Funding story: Lloyds TSB Foundation for England and Wales

After consultation with its regions, the foundation has decided to rearrange its funding priorities from 2008.

One of the big decisions most grant makers have to make is between open programmes - to which anyone, within relatively broad criteria, can appeal - and those that focus on identified key priorities. Over the coming year, the Lloyds TSB Foundation for England and Wales will continue to run both, alongside its 'collaborative programme'. But much will change in 2008.

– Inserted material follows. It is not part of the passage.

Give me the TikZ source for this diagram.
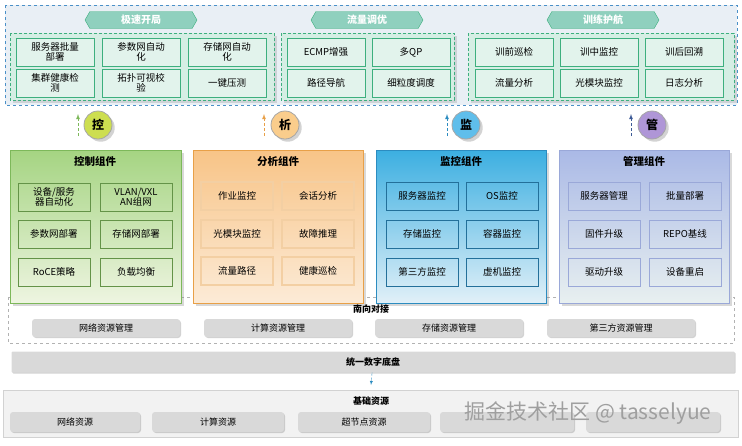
\documentclass[tikz,border=0pt]{standalone}
\usepackage{fontspec}
\setmainfont{Noto Sans CJK SC}
\usetikzlibrary{shapes.symbols}
\usetikzlibrary{shadows}
\definecolor{framebg}{HTML}{E9EFF5}
\definecolor{frameline}{HTML}{4A90C8}
\definecolor{grpbg}{HTML}{D5EEE4}
\definecolor{grpline}{HTML}{3DAF7E}
\definecolor{hexfill}{HTML}{8FD0BE}
\definecolor{ctlline}{HTML}{7DB85A}
\definecolor{analine}{HTML}{E8A048}
\definecolor{monline}{HTML}{2C8CC0}
\definecolor{mgtline}{HTML}{9AA8D8}
\tikzstyle{none}=[inner sep=0pt]
\tikzstyle{frame}=[draw=frameline,dashed,fill=framebg]
\tikzstyle{group}=[draw=grpline,densely dashed,fill=grpbg,drop shadow={opacity=0.25}]
\tikzstyle{hextitle}=[signal,signal to=west and east,signal pointer angle=120,draw=grpline,fill=hexfill,text=white,font=\bfseries,minimum width=112pt,minimum height=17pt,inner sep=1pt]
\tikzstyle{feat}=[draw=grpline,thick,fill=grpbg!70!white,minimum width=78pt,minimum height=28pt,align=center,inner sep=1pt,font=\fontsize{9.5}{10.5}\selectfont]
\tikzstyle{badge}=[circle,draw=gray!70,thick,minimum size=28pt,inner sep=0pt,font=\bfseries\large,drop shadow={opacity=0.35}]
\tikzstyle{up}=[-latex,densely dashed,thick]
\tikzstyle{comp}=[draw,drop shadow={opacity=0.3}]
\tikzstyle{item}=[draw,minimum width=72pt,minimum height=28pt,align=center,inner sep=1pt,font=\fontsize{9.5}{10.5}\selectfont]
\tikzstyle{gbar}=[rounded corners=3pt,fill=gray!30,minimum height=18pt,font=\fontsize{9}{10}\selectfont,drop shadow={opacity=0.35,shadow xshift=1pt,shadow yshift=-1pt}]
\tikzstyle{ctitle}=[none,font=\bfseries\fontsize{10.5}{12}\selectfont]

\begin{document}
\begin{tikzpicture}[x=1pt,y=-1pt]
	\useasboundingbox (0,0) rectangle (742,445);
	% top scenarios
	\draw [style=frame] (5,5) rectangle (737,105);
	\draw [style=group] (10,33) rectangle (274,100);
	\draw [style=group] (281,33) rectangle (454,100);
	\draw [style=group] (468,33) rectangle (734,100);
	\node [style=hextitle] (t0) at (141,20) {极速开局};
	\node [style=hextitle] (t1) at (367,20) {流量调优};
	\node [style=hextitle] (t2) at (603,20) {训练护航};
	\node [style=feat] (a0) at (55,52) {服务器批量\\部署};
	\node [style=feat] (a1) at (141,52) {参数网自动\\化};
	\node [style=feat] (a2) at (227,52) {存储网自动\\化};
	\node [style=feat] (a3) at (55,83) {集群健康检\\测};
	\node [style=feat] (a4) at (141,83) {拓扑可视校\\验};
	\node [style=feat] (a5) at (227,83) {一键压测};
	\node [style=feat] (b0) at (326,52) {ECMP增强};
	\node [style=feat] (b1) at (411,52) {多QP};
	\node [style=feat] (b2) at (326,83) {路径导航};
	\node [style=feat] (b3) at (411,83) {细粒度调度};
	\node [style=feat] (c0) at (514,52) {训前巡检};
	\node [style=feat] (c1) at (599,52) {训中监控};
	\node [style=feat] (c2) at (684,52) {训后回溯};
	\node [style=feat] (c3) at (514,83) {流量分析};
	\node [style=feat] (c4) at (599,83) {光模块监控};
	\node [style=feat] (c5) at (684,83) {日志分析};
	% badges
	\node [style=badge,fill={rgb,255:red,205;green,222;blue,80}] (k0) at (98,125) {控};
	\node [style=badge,fill={rgb,255:red,250;green,205;blue,140}] (k1) at (285,125) {析};
	\node [style=badge,fill={rgb,255:red,95;green,190;blue,235}] (k2) at (466,125) {监};
	\node [style=badge,fill={rgb,255:red,175;green,150;blue,215}] (k3) at (652,125) {管};
	\coordinate (p0) at (78,136); \coordinate (q0) at (78,114);
	\coordinate (p1) at (264,136); \coordinate (q1) at (264,114);
	\coordinate (p2) at (447,136); \coordinate (q2) at (447,114);
	\coordinate (p3) at (631,136); \coordinate (q3) at (631,114);
	\draw [style=up,draw=ctlline] (p0) to (q0);
	\draw [style=up,draw=analine] (p1) to (q1);
	\draw [style=up,draw=monline] (p2) to (q2);
	\draw [style=up,draw={rgb,255:red,60;green,90;blue,150}] (p3) to (q3);
	% southbound frame
	\draw [draw=gray!60,dashed,fill=white] (8,297) rectangle (734,343);
	% components
	\draw [style=comp,draw=ctlline,top color={rgb,255:red,165;green,212;blue,130},bottom color={rgb,255:red,238;green,245;blue,225}] (10,150) rectangle (181,303);
	\draw [style=comp,draw=analine,top color={rgb,255:red,248;green,196;blue,135},bottom color={rgb,255:red,252;green,235;blue,215}] (193,150) rectangle (363,303);
	\draw [style=comp,draw=monline,top color={rgb,255:red,60;green,175;blue,225},bottom color={rgb,255:red,225;green,240;blue,248}] (376,150) rectangle (546,303);
	\draw [style=comp,draw=mgtline,top color={rgb,255:red,170;green,185;blue,230},bottom color={rgb,255:red,232;green,240;blue,240}] (559,150) rectangle (729,303);
	\node [style=ctitle] (h0) at (95,161) {控制组件};
	\node [style=ctitle] (h1) at (278,161) {分析组件};
	\node [style=ctitle] (h2) at (461,161) {监控组件};
	\node [style=ctitle] (h3) at (644,161) {管理组件};
	\node [style=item,draw=ctlline!80!black] (d0) at (54,197) {设备/服务\\器自动化};
	\node [style=item,draw=ctlline!80!black] (d1) at (136,197) {VLAN/VXL\\AN组网};
	\node [style=item,draw=ctlline!80!black] (d2) at (54,234) {参数网部署};
	\node [style=item,draw=ctlline!80!black] (d3) at (136,234) {存储网部署};
	\node [style=item,draw=ctlline!80!black] (d4) at (54,272) {RoCE策略};
	\node [style=item,draw=ctlline!80!black] (d5) at (136,272) {负载均衡};
	\node [style=item,draw=analine!50,very thick] (e0) at (237,196) {作业监控};
	\node [style=item,draw=analine!50,very thick] (e1) at (318,196) {会话分析};
	\node [style=item,draw=analine!50,very thick] (e2) at (237,234) {光模块监控};
	\node [style=item,draw=analine!50,very thick] (e3) at (318,234) {故障推理};
	\node [style=item,draw=analine!50,very thick] (e4) at (237,271) {流量路径};
	\node [style=item,draw=analine!50,very thick] (e5) at (318,271) {健康巡检};
	\node [style=item,draw=monline!80!black] (f0) at (422,196) {服务器监控};
	\node [style=item,draw=monline!80!black] (f1) at (502,196) {OS监控};
	\node [style=item,draw=monline!80!black] (f2) at (422,234) {存储监控};
	\node [style=item,draw=monline!80!black] (f3) at (502,234) {容器监控};
	\node [style=item,draw=monline!80!black] (f4) at (422,272) {第三方监控};
	\node [style=item,draw=monline!80!black] (f5) at (502,272) {虚机监控};
	\node [style=item,draw=mgtline] (g0) at (604,196) {服务器管理};
	\node [style=item,draw=mgtline] (g1) at (685,196) {批量部署};
	\node [style=item,draw=mgtline] (g2) at (604,234) {固件升级};
	\node [style=item,draw=mgtline] (g3) at (685,234) {REPO基线};
	\node [style=item,draw=mgtline] (g4) at (604,272) {驱动升级};
	\node [style=item,draw=mgtline] (g5) at (685,272) {设备重启};
	% southbound
	\node [style=ctitle,font=\bfseries\fontsize{9}{10}\selectfont] (s) at (371,309) {南向对接};
	\node [style=gbar,minimum width=148pt] (s0) at (106,328) {网络资源管理};
	\node [style=gbar,minimum width=148pt] (s1) at (278,328) {计算资源管理};
	\node [style=gbar,minimum width=148pt] (s2) at (449,328) {存储资源管理};
	\node [style=gbar,minimum width=148pt] (s3) at (621,328) {第三方资源管理};
	% base
	\node [style=gbar,rounded corners=1pt,minimum width=723pt,minimum height=21pt,font=\bfseries\fontsize{9}{10}\selectfont] (u) at (373,362) {统一数字底盘};
	\draw [fill=gray!10,draw=gray!35] (3,390) rectangle (738,437);
	\coordinate (v) at (371,385);
	\draw [-latex,densely dashed,draw=monline] (u) to (v);
	\node [style=ctitle,font=\bfseries\fontsize{9}{10}\selectfont] (r) at (371,401) {基础资源};
	\node [style=gbar,minimum width=130pt,minimum height=20pt] (r0) at (75,422) {网络资源};
	\node [style=gbar,minimum width=132pt,minimum height=20pt] (r1) at (218,422) {计算资源};
	\node [style=gbar,minimum width=132pt,minimum height=20pt] (r2) at (364,422) {超节点资源};
	\node [style=gbar,minimum width=134pt,minimum height=20pt] (r3) at (507,422) {};
	\node [style=gbar,minimum width=134pt,minimum height=20pt] (r4) at (653,422) {};
	% watermark
	\node [style=none,text=gray!75,font=\fontsize{21}{22}\selectfont] (w) at (588,413) {掘金技术社区 @ tasselyue};
\end{tikzpicture}
\end{document}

The new guidelines for 2007 have already tightened up a lot of the criteria for both elements of the 'community programme', which has a budget of nearly £19m. The definition of 'small charities' is now fixed: the ones that cover the whole of England and Wales can have an income of up to £5m, but at local and regional level they're limited to £1m (on the basis that this applies to more than 98 per cent of UK charities).

The open element of the programme (with £7.7m) is staying available to any charity that "helps disadvantaged people to play a fuller role in the community of their choice". The 'community priority' programme (with £11.5m) is now divided into 11 sets of priorities - one nationwide, the others for separate regions.

"In late 2005 we asked different groups in the regions what was important to them," says Linda Kelly, chief executive of the foundation. "Each regional manager and team consulted individual charities and networks, then wrote up a plan."

This means, for example, that diverse minority communities and older people are priorities across the midlands, but the east midlands will also focus on rural disadvantage and the west midlands will concentrate on locally deprived areas. 'Inclusion through technology' is a priority only in the north west and disability only in Yorkshire. The nationwide priorities are older people, learning disability, diverse minority communities, and refugees and asylum seekers.

"We'll use the data from applications to inform all three areas of our work," Kelly says. She and her colleagues are yet to decide whether the open programme will continue and, if it does, what shape it will take.

"There are two schools of thought," she says. "First, that we need to keep it at a level that can monitor emerging trends; second, that we must focus on what's important. It's very much a turning point year. We want our next 'suite' of programmes to be informed by what we have learned."